This week I am launching my recommended list - a collection of the most impactful books I have found (or had recommended to me) throughout my research journey.
This list will live on Emergetic’s Substack dashboard and be continuously updated as I find more gems. I will also include the link at the bottom of every weekly post.
If any of these books speak to you, or you have recommendations of your own, please send them over!
Architecture
The Architecture of Happiness by Alain De Botton
Description: Food for the creative part of your brain - a powerful narrative of architecture’s power and promise.
Creativity
Big Magic by Elizabeth Gilbert
Description: This book fundamentally changed my perception on creativity, and I find myself quoting it regularly. It is call to live a more creative life no matter your domain. Practice relentlessly, create fearlessly and remember that “done is better than good.”
Climate
The Wizard and the Prophet by Charles C. Mann
Description: Easily one of the most important books I have ever read. An expansive narrative of the forces that shaped our current understanding of the environment, and what to do about it.

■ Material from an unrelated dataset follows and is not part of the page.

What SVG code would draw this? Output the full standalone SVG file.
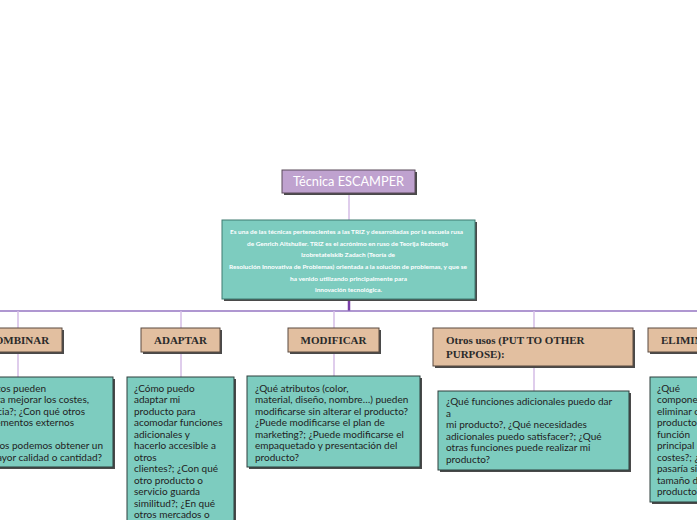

The Carbon Almanac by The Carbon Almanac Network and Seth Godin
Description: A go-to guide for climate data, facts, and digestible information. The almanac has fantastic diagrams and illustrations that make a wide array of carbon topics easily accessible.
False Alarm: How Climate Change Panic Costs us Trillions, Hurts the Poor, and Fails to Fix the Planet by Bjorn Lomborg
Description: No need to panic. Lomborg lays out the flaws with the popular responses to climate change and proposes more effective actions. False Alarm was an eye-opening counterbalance to the climate rhetoric I grew accustomed to.

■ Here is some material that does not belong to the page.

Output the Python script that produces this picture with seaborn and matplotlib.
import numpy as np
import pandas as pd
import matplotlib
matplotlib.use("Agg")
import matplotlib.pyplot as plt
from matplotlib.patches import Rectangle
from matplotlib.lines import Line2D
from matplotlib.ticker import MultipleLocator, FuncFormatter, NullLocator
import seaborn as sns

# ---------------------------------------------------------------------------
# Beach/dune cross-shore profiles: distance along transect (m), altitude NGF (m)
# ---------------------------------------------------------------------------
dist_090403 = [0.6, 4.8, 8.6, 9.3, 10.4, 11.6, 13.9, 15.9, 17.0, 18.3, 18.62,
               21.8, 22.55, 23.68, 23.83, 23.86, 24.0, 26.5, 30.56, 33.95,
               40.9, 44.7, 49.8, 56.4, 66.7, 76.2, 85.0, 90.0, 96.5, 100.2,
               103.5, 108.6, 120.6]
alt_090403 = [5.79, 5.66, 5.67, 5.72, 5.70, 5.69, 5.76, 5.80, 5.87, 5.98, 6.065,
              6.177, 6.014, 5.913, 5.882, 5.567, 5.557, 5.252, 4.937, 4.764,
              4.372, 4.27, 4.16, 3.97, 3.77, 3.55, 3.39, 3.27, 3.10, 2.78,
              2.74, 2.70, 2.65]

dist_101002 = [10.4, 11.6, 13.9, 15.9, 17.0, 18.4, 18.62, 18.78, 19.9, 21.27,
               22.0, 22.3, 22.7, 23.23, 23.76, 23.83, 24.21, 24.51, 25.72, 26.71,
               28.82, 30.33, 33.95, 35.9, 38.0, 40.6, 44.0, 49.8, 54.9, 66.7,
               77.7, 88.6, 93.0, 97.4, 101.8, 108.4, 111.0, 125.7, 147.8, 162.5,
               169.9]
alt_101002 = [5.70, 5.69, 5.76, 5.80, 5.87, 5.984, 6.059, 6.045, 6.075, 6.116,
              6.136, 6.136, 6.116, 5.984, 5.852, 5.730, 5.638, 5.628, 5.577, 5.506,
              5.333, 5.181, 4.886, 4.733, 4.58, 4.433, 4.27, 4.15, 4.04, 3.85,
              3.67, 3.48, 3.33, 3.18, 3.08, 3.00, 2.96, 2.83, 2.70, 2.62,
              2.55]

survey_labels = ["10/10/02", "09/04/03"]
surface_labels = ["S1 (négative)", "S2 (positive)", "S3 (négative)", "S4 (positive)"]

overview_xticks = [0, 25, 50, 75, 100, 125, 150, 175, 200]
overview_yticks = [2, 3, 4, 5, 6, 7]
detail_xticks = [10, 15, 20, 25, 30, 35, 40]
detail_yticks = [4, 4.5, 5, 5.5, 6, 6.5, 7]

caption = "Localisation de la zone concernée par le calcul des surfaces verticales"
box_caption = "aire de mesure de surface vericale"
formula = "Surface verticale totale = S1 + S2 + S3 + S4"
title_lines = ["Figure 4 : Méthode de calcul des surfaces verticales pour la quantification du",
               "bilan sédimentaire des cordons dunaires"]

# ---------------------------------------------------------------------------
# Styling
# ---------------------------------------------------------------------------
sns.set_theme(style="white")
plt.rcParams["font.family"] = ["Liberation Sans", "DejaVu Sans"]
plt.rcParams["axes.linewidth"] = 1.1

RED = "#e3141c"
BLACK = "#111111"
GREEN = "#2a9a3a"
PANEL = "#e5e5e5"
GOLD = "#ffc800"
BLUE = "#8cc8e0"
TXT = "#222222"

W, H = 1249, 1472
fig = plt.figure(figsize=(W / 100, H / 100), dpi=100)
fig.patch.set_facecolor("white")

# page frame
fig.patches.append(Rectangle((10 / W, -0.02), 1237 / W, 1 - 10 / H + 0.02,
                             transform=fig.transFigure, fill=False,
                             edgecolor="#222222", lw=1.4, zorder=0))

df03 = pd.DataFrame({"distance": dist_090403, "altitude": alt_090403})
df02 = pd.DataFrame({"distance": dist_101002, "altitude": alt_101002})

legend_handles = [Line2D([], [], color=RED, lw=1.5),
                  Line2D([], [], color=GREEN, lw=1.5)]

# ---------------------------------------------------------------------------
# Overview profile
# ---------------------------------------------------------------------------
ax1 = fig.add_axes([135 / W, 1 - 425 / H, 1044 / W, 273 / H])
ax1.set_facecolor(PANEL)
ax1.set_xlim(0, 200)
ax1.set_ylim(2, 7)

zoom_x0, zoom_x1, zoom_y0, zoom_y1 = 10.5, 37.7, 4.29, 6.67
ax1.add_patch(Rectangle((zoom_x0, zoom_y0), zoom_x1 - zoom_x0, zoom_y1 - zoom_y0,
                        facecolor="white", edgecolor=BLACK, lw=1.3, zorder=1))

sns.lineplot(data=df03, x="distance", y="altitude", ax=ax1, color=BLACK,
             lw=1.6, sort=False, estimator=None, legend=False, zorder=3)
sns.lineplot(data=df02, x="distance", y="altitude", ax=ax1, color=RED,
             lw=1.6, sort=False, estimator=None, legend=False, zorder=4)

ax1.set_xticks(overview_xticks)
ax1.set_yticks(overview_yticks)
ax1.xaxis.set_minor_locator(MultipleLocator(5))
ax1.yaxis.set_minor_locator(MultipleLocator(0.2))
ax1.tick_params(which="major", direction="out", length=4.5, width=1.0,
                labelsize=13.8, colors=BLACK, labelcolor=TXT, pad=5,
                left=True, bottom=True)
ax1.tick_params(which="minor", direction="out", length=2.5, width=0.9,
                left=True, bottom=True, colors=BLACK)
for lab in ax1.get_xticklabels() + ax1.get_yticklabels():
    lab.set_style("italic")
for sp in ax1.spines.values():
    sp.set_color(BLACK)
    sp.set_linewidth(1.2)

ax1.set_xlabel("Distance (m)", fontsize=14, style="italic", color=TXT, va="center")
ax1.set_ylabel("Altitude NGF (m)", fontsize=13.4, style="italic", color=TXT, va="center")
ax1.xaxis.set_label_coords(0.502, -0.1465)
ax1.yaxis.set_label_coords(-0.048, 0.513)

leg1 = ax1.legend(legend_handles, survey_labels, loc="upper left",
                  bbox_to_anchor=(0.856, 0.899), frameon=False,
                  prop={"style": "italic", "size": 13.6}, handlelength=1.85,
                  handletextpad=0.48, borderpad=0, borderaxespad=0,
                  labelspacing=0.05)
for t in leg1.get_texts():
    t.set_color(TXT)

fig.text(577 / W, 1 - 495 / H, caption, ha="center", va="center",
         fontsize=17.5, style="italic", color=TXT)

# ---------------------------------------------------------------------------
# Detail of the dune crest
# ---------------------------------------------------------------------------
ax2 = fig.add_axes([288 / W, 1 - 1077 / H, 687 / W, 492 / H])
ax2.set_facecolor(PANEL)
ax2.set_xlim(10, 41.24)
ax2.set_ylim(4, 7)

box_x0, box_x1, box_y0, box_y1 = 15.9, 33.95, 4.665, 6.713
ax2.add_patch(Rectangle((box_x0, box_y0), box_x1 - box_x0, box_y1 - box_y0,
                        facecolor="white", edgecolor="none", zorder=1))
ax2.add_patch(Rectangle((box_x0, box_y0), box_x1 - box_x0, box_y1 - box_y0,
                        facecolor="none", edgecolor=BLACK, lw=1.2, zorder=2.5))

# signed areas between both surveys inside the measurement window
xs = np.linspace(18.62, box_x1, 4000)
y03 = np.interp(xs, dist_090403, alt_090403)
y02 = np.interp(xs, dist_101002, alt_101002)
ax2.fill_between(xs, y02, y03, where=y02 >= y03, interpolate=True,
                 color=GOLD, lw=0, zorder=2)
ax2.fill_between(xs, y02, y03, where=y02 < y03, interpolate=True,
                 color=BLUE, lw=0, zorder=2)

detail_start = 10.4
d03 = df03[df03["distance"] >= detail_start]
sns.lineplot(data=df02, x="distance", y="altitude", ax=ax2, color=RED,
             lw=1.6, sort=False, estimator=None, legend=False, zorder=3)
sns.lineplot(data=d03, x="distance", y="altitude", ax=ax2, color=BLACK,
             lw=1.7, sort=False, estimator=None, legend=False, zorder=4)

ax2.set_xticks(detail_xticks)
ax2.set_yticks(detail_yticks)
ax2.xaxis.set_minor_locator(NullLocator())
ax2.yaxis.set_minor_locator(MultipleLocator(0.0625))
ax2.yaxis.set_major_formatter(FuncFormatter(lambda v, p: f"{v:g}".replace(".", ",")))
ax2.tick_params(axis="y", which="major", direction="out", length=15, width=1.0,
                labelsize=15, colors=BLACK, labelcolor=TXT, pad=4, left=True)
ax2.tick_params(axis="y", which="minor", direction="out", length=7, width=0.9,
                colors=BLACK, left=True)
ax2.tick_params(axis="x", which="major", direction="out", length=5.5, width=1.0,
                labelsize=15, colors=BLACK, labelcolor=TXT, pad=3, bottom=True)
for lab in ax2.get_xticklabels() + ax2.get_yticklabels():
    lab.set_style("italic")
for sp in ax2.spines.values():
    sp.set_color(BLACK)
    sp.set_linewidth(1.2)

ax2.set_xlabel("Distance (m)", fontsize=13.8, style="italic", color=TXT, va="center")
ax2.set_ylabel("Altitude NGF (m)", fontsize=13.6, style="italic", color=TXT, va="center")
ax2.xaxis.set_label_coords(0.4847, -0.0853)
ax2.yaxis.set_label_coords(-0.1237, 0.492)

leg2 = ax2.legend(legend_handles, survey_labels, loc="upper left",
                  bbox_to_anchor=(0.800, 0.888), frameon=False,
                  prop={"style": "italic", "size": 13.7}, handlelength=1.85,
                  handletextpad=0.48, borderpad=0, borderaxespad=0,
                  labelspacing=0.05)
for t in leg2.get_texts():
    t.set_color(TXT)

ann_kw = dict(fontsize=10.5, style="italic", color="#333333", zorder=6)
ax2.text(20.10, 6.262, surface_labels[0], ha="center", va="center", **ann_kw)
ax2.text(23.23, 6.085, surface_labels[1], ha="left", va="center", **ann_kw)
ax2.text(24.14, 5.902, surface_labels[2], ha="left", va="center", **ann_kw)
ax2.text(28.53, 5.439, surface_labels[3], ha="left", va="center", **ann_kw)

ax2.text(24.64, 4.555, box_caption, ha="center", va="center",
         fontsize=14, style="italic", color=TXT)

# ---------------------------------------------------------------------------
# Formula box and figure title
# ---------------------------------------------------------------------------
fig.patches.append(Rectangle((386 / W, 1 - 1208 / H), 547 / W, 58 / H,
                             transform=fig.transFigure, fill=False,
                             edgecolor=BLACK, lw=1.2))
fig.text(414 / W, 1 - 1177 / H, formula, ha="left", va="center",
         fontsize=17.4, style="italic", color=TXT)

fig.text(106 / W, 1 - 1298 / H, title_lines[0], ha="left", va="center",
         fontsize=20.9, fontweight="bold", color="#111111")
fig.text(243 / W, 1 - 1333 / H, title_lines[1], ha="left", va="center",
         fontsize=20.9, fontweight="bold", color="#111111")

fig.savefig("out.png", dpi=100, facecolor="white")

Carbon: A Field Manual for Building Designers by Alan Organschi, Matti Kuittinen, and Andrew Ruff
Description: A guide to decarbonized design, written by designers, for designers. Through case studies, diagrams, and drawings, Carbon is an encompassing book for sustainable design and a guide for the future of building. Written in part by friend of Emergetic, Matti Kuittinen!
Ecology
Unless: The Seagram Building Construction Ecology by Kiel Moe
Description: A dissection of the epitome of modern building - its materials, geographies, systems and stories. Unless is a case study for how architects continue to operate outside of the terrestrial events that shape their designs. Part of an ongoing series on the ecology of Manhattan’s most consequential buildings from Moe.
Energy
The Hierarchy of Energy in Architecture: Emergy Analysis by Ravi Srinivasan and Kiel Moe
Description: An essential introduction for understanding emergy. This book is a go-to for case studies and refreshers on the many sub-categories of the broad term “energy.”

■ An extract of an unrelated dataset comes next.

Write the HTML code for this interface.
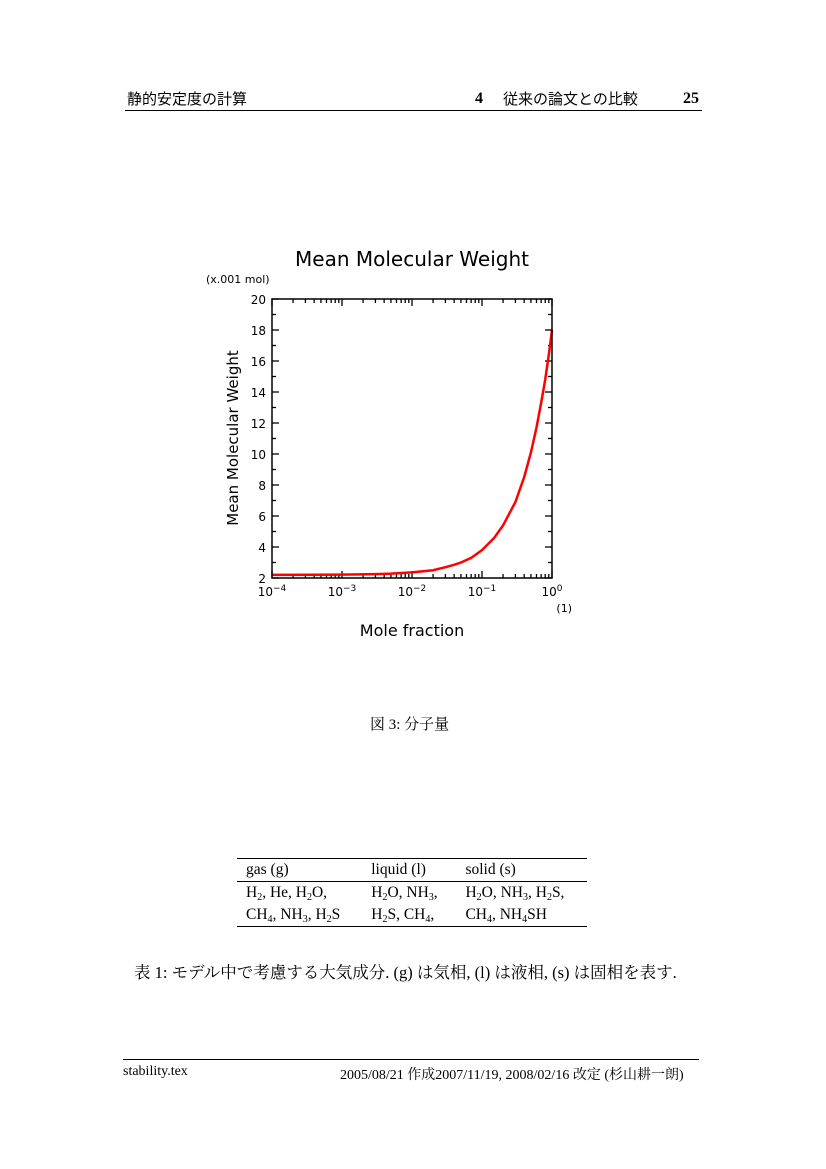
<!DOCTYPE html>
<html><head><meta charset="utf-8">
<style>
body{margin:0;width:826px;height:1169px;background:#fff;position:relative;font-family:"Liberation Serif","Noto Serif CJK SC",serif;color:#000;overflow:hidden}
.abs{position:absolute;white-space:nowrap}
.hdr{font-family:"Liberation Sans","Noto Sans CJK JP",sans-serif;font-size:15px}
table{border-collapse:collapse;font-size:15.5px}
td{padding:1px 9px;line-height:20px;height:20px}
sub{font-size:10px;line-height:0;vertical-align:-3px}
</style></head><body>
<div class="abs hdr" style="left:127px;top:88px">静的安定度の計算</div>
<div class="abs" style="left:475px;top:90px;font-size:16px;font-weight:bold">4</div>
<div class="abs hdr" style="left:503px;top:88px">従来の論文との比較</div>
<div class="abs" style="left:683px;top:90px;font-size:16px;font-weight:bold">25</div>
<div class="abs" style="left:125px;top:110px;width:577px;height:1px;background:#000"></div>

<svg class="abs" style="left:0;top:0" width="826" height="700" font-family="DejaVu Sans, Liberation Sans, sans-serif">
<text x="412" y="266" font-size="20" text-anchor="middle">Mean Molecular Weight</text>
<text x="206" y="283" font-size="11">(x.001 mol)</text>
<text x="412" y="636" font-size="16" text-anchor="middle">Mole fraction</text>
<text x="572" y="612" font-size="11" text-anchor="end">(1)</text>
<text transform="translate(238,438) rotate(-90)" font-size="15" text-anchor="middle">Mean Molecular Weight</text>
<g id="axes"></g>
<path id="curve" fill="none" stroke="#f00" stroke-width="2.5"/>
<rect x="272" y="299" width="280" height="279" fill="none" stroke="#000" stroke-width="1.5"/>
</svg>

<div class="abs" style="left:370px;top:713px;font-size:15px">図 3: 分子量</div>

<table class="abs" style="left:237px;top:858px;width:350px;border-top:1px solid #000;border-bottom:1px solid #000">
<tr style="border-bottom:1px solid #000"><td>gas (g)</td><td>liquid (l)</td><td>solid (s)</td></tr>
<tr><td>H<sub>2</sub>, He, H<sub>2</sub>O,</td><td>H<sub>2</sub>O, NH<sub>3</sub>,</td><td>H<sub>2</sub>O, NH<sub>3</sub>, H<sub>2</sub>S,</td></tr>
<tr><td>CH<sub>4</sub>, NH<sub>3</sub>, H<sub>2</sub>S</td><td>H<sub>2</sub>S, CH<sub>4</sub>,</td><td>CH<sub>4</sub>, NH<sub>4</sub>SH</td></tr>
</table>
<div class="abs" style="left:134px;top:959px;font-size:16.5px">表 1: モデル中で考慮する大気成分. (g) は気相, (l) は液相, (s) は固相を表す.</div>

<div class="abs" style="left:123px;top:1059px;width:576px;height:1px;background:#000"></div>
<div class="abs" style="left:123px;top:1064px;font-size:14px">stability.tex</div>
<div class="abs" style="left:340px;top:1064px;font-size:14px">2005/08/21 作成2007/11/19, 2008/02/16 改定 (杉山耕一朗)</div>

<script>
const xValues=[0.0001,0.001,0.003,0.005,0.01,0.02,0.03,0.04,0.05,0.07,0.1,0.15,0.2,0.3,0.4,0.5,0.6,0.7,0.8,0.9,1];
const yValues=[2.2,2.22,2.25,2.28,2.36,2.5,2.7,2.85,3.0,3.3,3.8,4.6,5.4,6.9,8.5,10.1,11.7,13.3,14.8,16.4,18];
const yTicks=[2,4,6,8,10,12,14,16,18,20];
const xExps=[-4,-3,-2,-1,0];
const X=v=>272+(Math.log10(v)+4)*70;
const Y=v=>578-(v-2)*15.5;
const ns="http://www.w3.org/2000/svg";
const g=document.getElementById('axes');
function line(x1,y1,x2,y2){const l=document.createElementNS(ns,'line');l.setAttribute('x1',x1);l.setAttribute('y1',y1);l.setAttribute('x2',x2);l.setAttribute('y2',y2);l.setAttribute('stroke','#000');l.setAttribute('stroke-width',1.3);


g.appendChild(l);}
function text(x,y,s,anchor){const t=document.createElementNS(ns,'text');t.setAttribute('x',x);t.setAttribute('y',y);t.setAttribute('font-size',12);t.setAttribute('text-anchor',anchor);t.innerHTML=s;


g.appendChild(t);}
yTicks.forEach(v=>{const y=Y(v);line(272,y,279,y);line(552,y,545,y);text(266,y+5,v,'end');});
yTicks.slice(0,-1).forEach(v=>{const y=Y(v+1);line(272,y,276,y);line(552,y,548,y);});
xExps.forEach(e=>{const x=X(Math.pow(10,e));line(x,578,x,571);line(x,299,x,306);
text(x,596,'10<tspan font-size="9" dy="-5">'+(e===0?'0':'−'+(-e))+'</tspan>','middle');
if(e<0){for(let k=2;k<10;k++){const xx=X(k*Math.pow(10,e));line(xx,578,xx,574);line(xx,299,xx,303);}}});
let d='';xValues.forEach((v,i)=>{d+=(i?'L':'M')+X(v)+','+Y(yValues[i]);});
document.getElementById('curve').setAttribute('d',d);
</script>
</body></html>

Insulating Modernism by Kiel Moe
Description: This book reshaped my understanding of energy and architecture. It traces the history of isolation technologies and presents an alternative, non-isolated, thermodynamically accurate agenda for architecture.
Wood
Wood Urbanism: From the Molecular to the Territorial by Daniel Ibanez, Jane Hutton, and Kiel Moe
Description: I have previously referred to this book as my Bible. It is a seminal collection of works around wood building that had a huge impact on me. I find myself returning to it frequently for its research, diagrams, and trans-scalar dissection of wood.
Architecture in Wood: A History of Wood Building and Its Techniques in Europe and North America by Hans Jurgen Hansen
Description: I found this book during my post on wood craftsmanship. It is an in-depth dive into the traditions of wood building in Europe and NA, including the evolution of the role of craft. The is a lot we can learn about the future of building with wood from studying the masters of the past.
Forestry
Designing the Forest and other Mass Timber Futures by Lindsey Wikstrom
Description: An incredibly researched, beautifully illustrated, book on our forests and how to build with them. Written by friend of Emergetic, Lindsey Wikstrom!
The Green Archipelago: Forestry in Preindustrial Japan by Conrad Totman
Description: I found this book while researching the Daisugi technique and discovered an incredible history of forestry in Japan. The nation has a unique relationship with its trees stretching back hundreds of years — with many lesson for the future of forestry.
In the Queue
These are books that I am currently reading or have on my reading list. I am sure they will make their way into the collection above in the near future…but for now, they are works in progress. Check them out to see what I am reading now and what others want me to read next.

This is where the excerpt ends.